La Pelegrina pearl is one of the most famous pearls in the world. Its history spans more than 350 years, and it has survived both the French Revolution of 1789–99 and the Russian Bolshevik (Communist) revolution of 1917. It was owned by European kings and queens.

==Origin of name==
"La Pelegrina" is a Spanish word. Some gem historians translated it as "the Incomparable", but actually "La Pelegrina" has no such meaning in Spanish. Other gem historians believe that the name "La Pelegrina" was made to show a connection between "La Pelegrina" and another famous pearl La Peregrina. "La Peregrina" means "the Pilgrim" or "the Wanderer", and rhyming the names "La Pelegrina" and "La Peregrina" could mean that the name "La Pelegrina" was meant to be also "the Pilgrim" or "the Wanderer", and a single letter was changed to distinguish between the two different pearls.

==Physical characteristics==
The original weight of this pear-shaped pearl was 133.16 grains. "The pearl undoubtedly has all the desirable characteristics under GIA's seven pearl value factors :- size, shape, color, luster, surface quality, nacre quality, and matching."

==History==
The pearl was found by an African slave on the coast of the isle of Santa Margarita in the Gulf of Panama in the mid-16th century. The slave who found it was rewarded with freedom.
The historian and writer, Inca Garcilaso de la Vega, from the Spanish Viceroyalty of Peru, made the pearl famous. In his Royal Commentaries of Peru he wrote:
This pearl, by nature pear-shaped, had a long neck and was moreover as large as the largest pigeon's egg. It was valued at fourteen thousand four hundred ducats ($28,800) but Jacoba da Trezzo, a native of Milan, and a most excellent workman and jeweller to his Catholic Majesty, being present when thus it was valued said aloud that it was worth thirty—fifty—a hundred thousand ducats in order to show thereby that it was without parallel in the world.

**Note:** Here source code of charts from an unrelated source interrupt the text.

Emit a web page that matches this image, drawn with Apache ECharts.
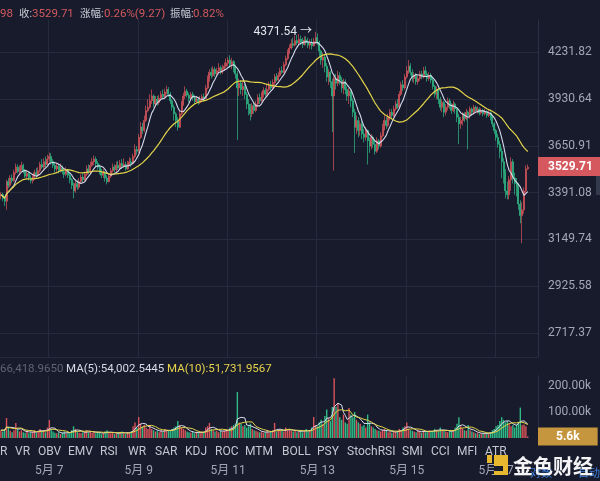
<!DOCTYPE html>
<html><head><meta charset="utf-8">
<script src="https://cdn.jsdelivr.net/npm/echarts@6/dist/echarts.min.js"></script>
<style>html,body{margin:0;padding:0;background:#171b2b;}#c{width:600px;height:481px;}</style>
</head><body><div id="c"></div>
<script>
// ---- data (hourly ETH/USDT candles) ----
const firstOpen = 3375;
const closes = [3380,3360,3345,3450,3430,3470,3455,3500,3530,3505,
3520,3540,3510,3480,3495,3470,3455,3470,3500,3485,
3510,3545,3530,3560,3545,3575,3590,3560,3540,3520,
3535,3510,3525,3505,3490,3510,3485,3460,3430,3400,
3440,3420,3450,3475,3460,3490,3520,3505,3540,3560,
3575,3550,3530,3505,3485,3500,3470,3450,3480,3510,
3530,3515,3540,3525,3550,3535,3545,3520,3545,3560,
3550,3590,3630,3620,3700,3760,3740,3800,3860,3880,
3920,3950,3900,3930,3910,3935,3960,3945,3975,3990,
3960,3920,3880,3840,3800,3760,3840,3900,3950,3980,
3955,3935,3960,3940,3915,3930,3910,3925,3945,3935,
4000,4060,4100,4080,4120,4090,4110,4130,4100,4120,
4140,4160,4180,4150,4170,4130,4090,4000,4030,3990,
4010,3960,3900,3870,3840,3890,3860,3900,3940,3920,
3960,3985,3960,3990,4020,4000,4035,4070,4050,4080,
4110,4100,4150,4190,4230,4260,4290,4280,4310,4295,
4320,4300,4285,4315,4300,4280,4300,4275,4305,4330,
4300,4240,4180,4200,4140,4070,4100,4040,3950,4060,
4030,4080,4050,4000,4040,3990,3950,3980,3920,3850,
3760,3800,3740,3780,3720,3700,3740,3680,3650,3700,
3660,3620,3680,3650,3710,3750,3800,3770,3820,3850,
3830,3870,3900,3880,3960,4020,4000,4070,4110,4140,
4100,4060,4080,4040,4060,4090,4070,4110,4090,4060,
4080,4050,4010,3960,3990,3930,3880,3910,3850,3880,
3920,3890,3860,3900,3870,3820,3780,3800,3840,3810,
3850,3830,3870,3850,3880,3860,3870,3845,3860,3840,
3855,3830,3845,3820,3780,3740,3700,3660,3620,3560,
3500,3400,3380,3460,3560,3470,3440,3420,3330,3270,
3300,3400,3520.44,3529.71];
const highs = [3395,3390,3372,3460,3470,3485,3490,3515,3550,3545,
3540,3560,3550,3520,3515,3505,3485,3490,3515,3525,
3530,3560,3575,3580,3590,3600,3612,3608,3575,3560,
3555,3545,3550,3540,3525,3530,3520,3500,3470,3445,
3455,3460,3470,3490,3495,3505,3540,3545,3560,3580,
3595,3590,3565,3545,3520,3520,3510,3485,3495,3525,
3550,3545,3560,3565,3570,3575,3580,3560,3565,3585,
3580,3605,3660,3650,3720,3790,3785,3830,3890,3930,
3960,3990,3960,3950,3950,3955,3980,3990,3995,4015,
4005,3975,3930,3895,3850,3820,3855,3920,3970,4010,
3995,3970,3975,3975,3955,3950,3945,3950,3960,3965,
4020,4080,4120,4130,4140,4135,4130,4160,4145,4150,
4165,4190,4200,4212,4195,4180,4150,4110,4060,4050,
4040,4025,3975,3930,3900,3905,3910,3920,3960,3965,
3975,4005,4000,4020,4040,4045,4055,4090,4095,4100,
4130,4140,4170,4210,4250,4285,4320,4330,4345,4350,
4355,4345,4330,4340,4340,4330,4320,4325,4330,4371.54,
4360,4310,4250,4230,4215,4160,4120,4110,4060,4080,
4090,4110,4100,4070,4060,4055,4010,4000,3990,3935,
3870,3830,3820,3800,3800,3750,3760,3745,3700,3720,
3710,3680,3700,3690,3730,3780,3830,3820,3840,3870,
3870,3890,3920,3930,3980,4040,4050,4090,4140,4180,
4160,4120,4100,4095,4080,4110,4110,4135,4140,4110,
4100,4095,4065,4020,4010,4000,3945,3930,3920,3900,
3940,3935,3905,3920,3910,3880,3840,3820,3850,3850,
3870,3860,3885,3880,3895,3890,3885,3880,3875,3870,
3870,3860,3865,3855,3830,3790,3750,3720,3680,3640,
3580,3520,3450,3480,3585,3575,3500,3470,3440,3350,
3340,3420,3540,3545];
const lows = [3355,3345,3320,3300,3415,3420,3440,3450,3490,3495,
3490,3510,3495,3470,3465,3455,3440,3440,3460,3470,
3475,3500,3520,3520,3530,3540,3555,3545,3525,3500,
3505,3495,3500,3490,3470,3480,3470,3440,3410,3360,
3390,3405,3410,3440,3445,3450,3480,3490,3495,3530,
3540,3535,3515,3490,3470,3470,3450,3435,3445,3470,
3500,3500,3505,3515,3515,3520,3525,3510,3515,3535,
3530,3545,3580,3600,3610,3690,3720,3730,3790,3850,
3870,3900,3880,3880,3890,3895,3920,3930,3935,3960,
3945,3900,3860,3800,3760,3740,3755,3830,3890,3930,
3940,3910,3925,3920,3900,3905,3895,3900,3910,3915,
3930,3990,4040,4060,4070,4070,4080,4100,4085,4090,
4110,4130,4140,4130,4120,4100,4060,3685,3950,3960,
3950,3930,3870,3830,3800,3820,3840,3850,3880,3900,
3910,3940,3945,3950,3980,3985,3990,4020,4040,4045,
4070,4090,4095,4140,4180,4220,4250,4260,4270,4280,
4285,4280,4260,4275,4280,4260,4255,4250,4270,4290,
4280,4200,4150,4130,4100,4040,4020,4000,3730,3510,
3990,4010,4020,3970,3960,3960,3920,3900,3880,3820,
3610,3720,3700,3710,3690,3670,3680,3545,3610,3630,
3640,3600,3610,3630,3640,3700,3740,3750,3760,3800,
3810,3820,3860,3870,3880,3950,3980,3990,4060,4090,
4080,4040,4030,4020,4020,4045,4055,4060,4075,4040,
4045,4030,3990,3940,3930,3900,3860,3850,3820,3830,
3860,3870,3840,3850,3840,3790,3660,3750,3770,3790,
3800,3630,3810,3830,3835,3845,3840,3830,3835,3825,
3830,3815,3820,3800,3760,3720,3680,3640,3580,3470,
3440,3360,3355,3355,3400,3440,3380,3370,3300,3230,
3130,3280,3390,3516];
const volumesK = [30,25,35,77,40,28,22,30,58,35,
25,30,22,20,28,18,22,25,30,20,
28,35,25,30,22,40,69,35,25,20,
18,22,15,20,25,18,22,20,30,45,
35,25,20,18,22,25,30,22,28,20,
25,18,22,20,15,18,25,30,22,18,
20,15,18,22,20,25,18,15,22,20,
25,45,60,40,81,55,45,50,40,35,
45,35,30,25,28,22,30,25,35,30,
28,30,35,40,45,65,50,40,35,30,
25,22,20,25,18,22,20,18,25,22,
40,45,58,35,30,25,28,22,30,25,
28,35,30,40,45,50,55,177,60,55,
45,50,40,45,55,35,30,28,25,22,
25,20,22,28,20,25,30,58,25,30,
28,35,25,40,30,35,28,25,30,22,
25,30,22,28,35,25,30,40,81,50,
45,60,70,55,85,110,75,65,119,230,
120,135,80,70,90,60,55,115,90,80,
100,70,60,55,45,50,40,90,60,45,
40,35,30,28,25,30,35,28,22,25,
20,25,22,28,35,30,40,45,60,35,
30,28,25,22,30,25,20,28,22,25,
30,28,25,35,30,25,40,30,28,25,
22,28,25,30,40,55,80,45,35,30,
28,50,30,25,22,18,20,15,18,20,
15,18,20,22,30,35,45,50,65,80,
70,60,65,55,45,50,40,52,60,117,
50,52,45.4,5.6];
const priceTicks = [2717.37, 2925.58, 3149.74, 3391.08, 3650.91, 3930.64, 4231.82];
const priceMin = 2615.5, priceMax = 4453.3;
const volumeTicks = [100, 200];
const dateTickIndex = [26, 74, 122, 170, 218, 266];
const dateTickLabels = ['5月 7', '5月 9', '5月 11', '5月 13', '5月 15', '5月 17'];
const indicatorNames = ['R','VR','OBV','EMV','RSI','WR','SAR','KDJ','ROC','MTM','BOLL','PSY','StochRSI','SMI','CCI','MFI','ATR'];
const indicatorX = [0,15,38,68,100,128,155,185,215,245,282,317,347,402,431,457,485];
const headerParts = [['98','r',0],['收:','g',19],['3529.71','r',32],['涨幅:','g',80],['0.26%(9.27)','r',104],['振幅:','g',170],['0.82%','r',193]];
const volHeader = [['66,418.9650','#5e6375',0],['MA(5):54,002.5445','#d8dbe6',66],['MA(10):51,731.9567','#e8d44c',167]];
const totalSlots = 289;

// ---- build ----
const RED = '#d9545a', GREEN = '#2fba86', GRID = '#252a3d', LBL = '#a3a7b5';
const FONT = 'Roboto, "Noto Sans CJK SC", sans-serif';
const L = Math.log; // price axis is logarithmic (value axis over ln(price))
const cats = Array.from({length: totalSlots}, (_, i) => String(i));
const opens = closes.map((c, i) => i === 0 ? firstOpen : closes[i - 1]);
const candles = closes.map((c, i) => {
  const o = opens[i];
  return [L(o), L(c), L(Math.min(lows[i], o, c)), L(Math.max(highs[i], o, c))];
});
function ma(arr, n) {
  return arr.map((_, i) => {
    const s = Math.max(0, i - n + 1); let sum = 0;
    for (let j = s; j <= i; j++) sum += arr[j];
    return sum / (i - s + 1);
  });
}
const volData = volumesK.map((v, i) => ({value: v, itemStyle: {color: closes[i] >= opens[i] ? RED : GREEN}}));
const isDate = (idx) => dateTickIndex.indexOf(idx) >= 0;
const last = closes.length - 1;

function txt(x, y, t, fill, size, extra) {
  return Object.assign({type: 'text', x: x, y: y, style: {text: t, fill: fill, fontSize: size, fontFamily: FONT, verticalAlign: 'middle'}}, extra || {});
}
const graphics = [];
headerParts.forEach(([t, k, x]) => graphics.push(txt(x, 14, t, k === 'r' ? '#d2595d' : '#c9ccd6', k === 'r' ? 11.5 : 10.5)));
volHeader.forEach(([t, c, x]) => graphics.push(txt(x, 369, t, c, 11.5)));
indicatorNames.forEach((t, i) => graphics.push(txt(indicatorX[i], 452, t, '#c4c7d1', 12)));
graphics.push({type: 'rect', shape: {x: 0, y: 357, width: 538, height: 1}, style: {fill: GRID}});
graphics.push({type: 'rect', shape: {x: 596, y: 163, width: 4, height: 32}, style: {fill: '#343a4e'}});
// watermark logo
graphics.push(txt(530, 474, '对数', '#3f7fe0', 11, {z: 90}));
graphics.push(txt(578, 474, '自动', '#3f7fe0', 11, {z: 90}));
graphics.push({type: 'rect', z: 100, shape: {x: 487, y: 455, width: 5, height: 8}, style: {fill: '#e8b730'}});
graphics.push({type: 'rect', z: 100, shape: {x: 494, y: 455, width: 14, height: 20}, style: {fill: '#e8b730'}});
graphics.push({type: 'rect', z: 101, shape: {x: 494, y: 466, width: 9, height: 5}, style: {fill: '#171b2b'}});
graphics.push({type: 'text', z: 100, x: 513, y: 466, style: {text: '金色财经', fill: '#f4f4f6', fontSize: 20, fontWeight: 'bold', fontFamily: '"Noto Sans CJK SC", sans-serif', verticalAlign: 'middle'}});

const option = {
  backgroundColor: '#171b2b',
  animation: false,
  textStyle: {fontFamily: FONT},
  grid: [
    {left: 0, right: 62, top: 20, height: 337},
    {left: 0, right: 62, top: 375.6, height: 62.4}
  ],
  xAxis: [
    {type: 'category', gridIndex: 0, data: cats, boundaryGap: true,
     axisLine: {show: false}, axisTick: {show: false}, axisLabel: {show: false},
     splitLine: {show: true, interval: isDate, lineStyle: {color: GRID, width: 1}}},
    {type: 'category', gridIndex: 1, data: cats, boundaryGap: true,
     axisLine: {show: false}, axisTick: {show: false},
     axisLabel: {show: true, interval: isDate, formatter: (v) => dateTickLabels[dateTickIndex.indexOf(+v)] || '',
                 color: LBL, fontSize: 12, margin: 27},
     splitLine: {show: true, interval: isDate, lineStyle: {color: GRID, width: 1}}}
  ],
  yAxis: [
    {type: 'value', gridIndex: 0, position: 'right', min: L(priceMin), max: L(priceMax),
     axisLine: {show: true, lineStyle: {color: '#2b3044'}},
     axisTick: {show: false, customValues: priceTicks.map(L)},
     axisLabel: {customValues: priceTicks.map(L), formatter: (v) => Math.exp(v).toFixed(2), color: LBL, fontSize: 12, margin: 10},
     splitLine: {show: true, lineStyle: {color: GRID, width: 1}}},
    {type: 'value', gridIndex: 1, position: 'right', min: 0, max: 240,
     axisLine: {show: true, lineStyle: {color: '#2b3044'}},
     axisTick: {show: false, customValues: volumeTicks},
     axisLabel: {customValues: volumeTicks, formatter: (v) => Number(v).toFixed(2) + 'k', color: LBL, fontSize: 12, margin: 10},
     splitLine: {show: false}}
  ],
  series: [
    {type: 'candlestick', xAxisIndex: 0, yAxisIndex: 0, data: candles, barWidth: 1.5,
     itemStyle: {color: RED, color0: GREEN, borderColor: RED, borderColor0: GREEN, borderWidth: 0.7},
     markPoint: {symbol: 'circle', symbolSize: 1, itemStyle: {color: 'rgba(0,0,0,0)'},
       data: [{type: 'max', valueDim: 'highest'}],
       label: {show: true, position: 'left', distance: 3, color: '#e4e6ee', fontSize: 12,
               formatter: (p) => Math.exp(p.value).toFixed(2) + ' →'}},
     markLine: {silent: true, symbol: ['none', 'none'], lineStyle: {color: 'rgba(0,0,0,0)', width: 0},
       data: [{yAxis: L(closes[last])}],
       label: {show: true, position: 'end', distance: 0, formatter: closes[last].toFixed(2),
               backgroundColor: '#d4585d', color: '#ffffff', fontWeight: 'bold', fontSize: 12, padding: [4, 8, 3, 10]}}},
    {type: 'line', xAxisIndex: 0, yAxisIndex: 0, data: ma(closes, 7).map(L), showSymbol: false, symbol: 'none',
     lineStyle: {color: '#d6d9ec', width: 1.1}},
    {type: 'line', xAxisIndex: 0, yAxisIndex: 0, data: ma(closes, 30).map(L), showSymbol: false, symbol: 'none',
     lineStyle: {color: '#e3d44a', width: 1.2}},
    {type: 'bar', xAxisIndex: 1, yAxisIndex: 1, data: volData, barWidth: 1.4,
     markLine: {silent: true, symbol: ['none', 'none'], lineStyle: {color: 'rgba(0,0,0,0)', width: 0},
       data: [{yAxis: volumesK[last]}],
       label: {show: true, position: 'end', distance: 0, formatter: volumesK[last] + 'k',
               backgroundColor: '#c6963f', color: '#ffffff', fontWeight: 'bold', fontSize: 12, padding: [3, 18, 3, 18]}}},
    {type: 'line', xAxisIndex: 1, yAxisIndex: 1, data: ma(volumesK, 5), showSymbol: false, symbol: 'none',
     lineStyle: {color: '#d9dcef', width: 1}},
    {type: 'line', xAxisIndex: 1, yAxisIndex: 1, data: ma(volumesK, 10), showSymbol: false, symbol: 'none',
     lineStyle: {color: '#e3d44a', width: 1}}
  ],
  graphic: graphics
};
const chart = echarts.init(document.getElementById('c'));
chart.setOption(option);
</script></body></html>
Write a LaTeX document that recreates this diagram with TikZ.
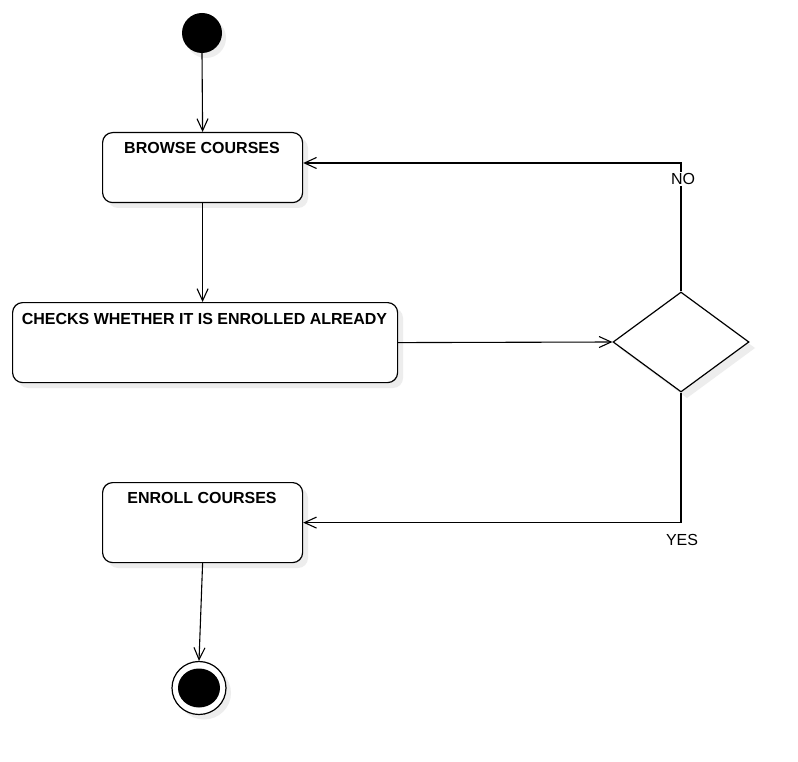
\documentclass[tikz,border=0pt]{standalone}
\usepackage{fontspec}
\setmainfont{Liberation Sans}
\usetikzlibrary{arrows.meta,shapes.geometric}
\tikzset{
  actbox/.style={draw, line width=1.2pt, rounded corners=10pt, fill=white, inner sep=0pt, anchor=north west},
  shadowbox/.style={fill=black!7, rounded corners=10pt},
  boxtext/.style={font=\bfseries\fontsize{16}{19}\selectfont, inner sep=0pt},
  guard/.style={font=\fontsize{16}{19}\selectfont, inner sep=1pt},
  arr/.style={line width=1.1pt, -{Straight Barb[length=12pt,width=11pt,line width=1.1pt]}},
  conn/.style={line width=1.1pt}
}
\begin{document}
\begin{tikzpicture}[x=1pt,y=-1pt]
\useasboundingbox[fill=white] (0,0) rectangle (798,762);
% shadows
\fill[shadowbox] (108,138) rectangle (308,208);
\fill[shadowbox] (18,308) rectangle (403,388);
\fill[shadowbox] (108,488) rectangle (308,568);
\fill[black!7] (687,299) -- (755,348) -- (687,398) -- (619,348) -- cycle;
\fill[black!7] (206,38) circle (20);
\fill[black!7] (204,693) ellipse (27 and 26.5);
% start
\node[circle, fill=black, minimum size=40pt, inner sep=0pt] (start) at (202,33) {};
% boxes
\node[actbox, minimum width=200pt, minimum height=70pt] (browse) at (102,132) {};
\node[boxtext] (browsetxt) at (202,148) {BROWSE COURSES};
\node[actbox, minimum width=385pt, minimum height=80pt] (check) at (12,302) {};
\node[boxtext] (checktxt) at (204.5,319) {CHECKS WHETHER IT IS ENROLLED ALREADY};
\node[actbox, minimum width=200pt, minimum height=80pt] (enroll) at (102,482) {};
\node[boxtext] (enrolltxt) at (202,498) {ENROLL COURSES};
% decision
\node[diamond, draw, line width=1.2pt, fill=white, inner sep=0pt, minimum width=136pt, minimum height=100pt, aspect=1.36] (dec) at (681,342) {};
% end
\node[ellipse, draw, line width=1.2pt, fill=white, minimum width=54pt, minimum height=53pt, inner sep=0pt] (endo) at (199,688) {};
\node[ellipse, fill=black, minimum width=42pt, minimum height=39pt, inner sep=0pt] (endi) at (199,688) {};
% connectors
\draw[arr] (start.south) -- (browse.north);
\draw[arr] (browse.south) -- (browse.south |- check.north);
\draw[arr] (check.east) -- (dec.west);
\coordinate (noturn) at (681,163);
\draw[arr] (dec.north) -- (noturn) -- (noturn -| browse.east);
\node[guard, fill=white] (nolbl) at (683,179) {NO};
\draw[arr] (dec.south) |- (enroll.east);
\node[guard] (yeslbl) at (682,540) {YES};
\draw[arr] (enroll.south) -- (endo.north);
\end{tikzpicture}
\end{document}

The pearl made its first appearance in Spain in 1660, when Philip IV of Spain presented his daughter Maria Theresa with it. The occasion for the expensive present was the marriage of Maria Theresa to Louis XIV of France. Before the king gave it to his daughter he wore the pearl himself. An eyewitness noted:
The King (Philip iv.) had on a gray coat with silver embroidery: a great table diamond fastened up his hat from which hung a pearl. They are two crown jewels of extreme beauty—they call the diamond the Mirror of Portugal, and the pearl the Pelegrina

La Pelegrina traveled to France with its new owner. After the death of Maria Theresa in 1683 La Pelegrina's history went blank until it reappeared in Saint Petersburg in 1826. Although it is not known what happened to the pearl after Maria Theresa's death, there is good reason to believe she left it to her only son, and that the pearl entered the French Crown Jewels. Its last royal owner could have been Louis XVI, who was executed during the French Revolution.

The Crown Jewels were stolen in 1792 when the Garde Meuble (Royal Treasury) was stormed by rioters. It is possible that La Pelegrina was stolen together with the Sancy Diamond and French Blue Diamond, and was thereafter sold to the Russian nobles of the House of Yusupov. Zinaida Yusupova had her portraits painted while she was wearing the famous pearl. The pearl passed to her son, Felix Yusupov, best known for participating in the murder of Grigori Rasputin.

During the October Revolution of 1917 many jewels from the Yusupov collection were taken by the Bolsheviks, but La Pelegrina had a different fate. Felix was able to smuggle the pearl, together with a few other jewels, out of Russia. During the following years Felix sold some of his jewels, but he could not bring himself to sell La Pelegrina, one of his favorite treasures, until 1953, when he sold it to a Geneva-based jeweler, named Jean Lombard.

Jean Lombard later sold La Pelegrina to an anonymous European collector. The pearl disappeared from public view until 1989, when it resurfaced at a Christie's auction in Geneva. The auction catalog described it as a pear-shaped pearl pendant with diamond embellishments. La Pelegrina sold for a record sum of $463,800 (equivalent to $1,204,800 in 2025) at this auction. Since then, the pearl has remained with its anonymous buyer.